Também frequentei a Barra da Tijuca, maresia um pouco mais distante. Trajeto feito em duas etapas, um "mercedão" 652 até Cascadura e, coragem, em pé no 755 até o Jardim Oceânico. Lotado, frase pronta, feito lata de sardinha, eu só pensava no mar, ondas quebrando na vaga bem longe, ventos fortes de uma nova região. Não me recordo se o percurso era feito sem camisa, descalço, mas isso não importava naquele momento: “Hum! Hum! A nossa é a praia!”

Interfiro. Sentar nas areias do Arpoador exigia um charme. Poucos objetos nas mãos, se disfarçando de local. O Arpoador era erótico. A geografia no fim do cooper nos remetia pra nítidos desejos proibidos, a fálica pedra do Arpoador.

No início dos anos 80 a minha condução mudou de hora e itinerário. Era a vez do 433, Vila Isabel-Leblon. Eu tocava num bar em Botafogo, o Manjericão, quase esquina com a saideira no São João Batista. O último acorde soava perto das duas da manhã. Violão em punho, no escuro da Rua Dona Mariana, aguardava assoviando o vapor do sereno até embarcar. Ainda bebia a saideira no Petisco da Vila, antes do lotação pro Grajaú. Na madrugada, meu único receio era só acordar no ponto final. E quando isso aconteceu, desci e continuei o sono na poltrona do fiscal da linha.

Mais uma imagem saltou dos raros neurônios. Alguns motoristas esquentavam suas marmitas num capô interno do veículo. Uma placa pedia pra não pisar nesse caixão e a quentura gerada ali irradiava até o trocador, próximo à porta traseira. Sim, no início, depois do verbo, se entrava pela porta traseira, a direção da sua viagem.Bem adulto, testemunhei um punguista sacando de dentro da bolsa a carteira de uma senhora. Ameacei gritar, um comparsa me apertou.
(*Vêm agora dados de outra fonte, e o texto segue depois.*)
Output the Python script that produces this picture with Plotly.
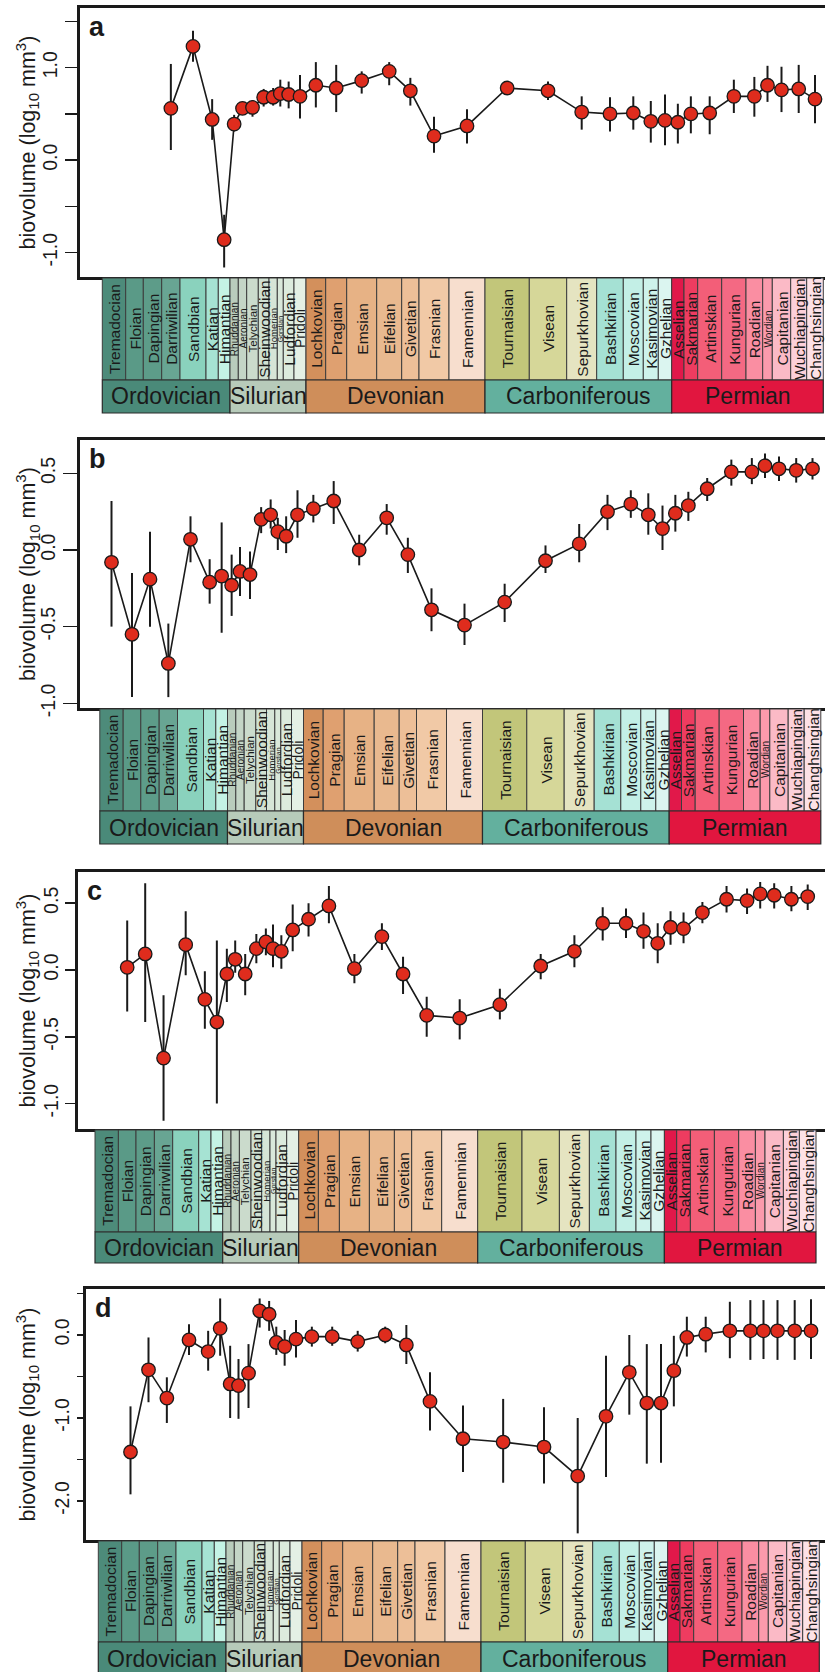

A tragédia do 174, os ônibus incendiados, a morte em Parati, senti fugir a poesia. Hoje acompanho, sem cruzar a roleta, o destino desse caminho. Sofre a cidade e seus eixos de cidadania. Sofre o ser humano na freada sobre a faixa pintada, indicando civilidade. Sofre a própria estima tímida no banco da desesperança.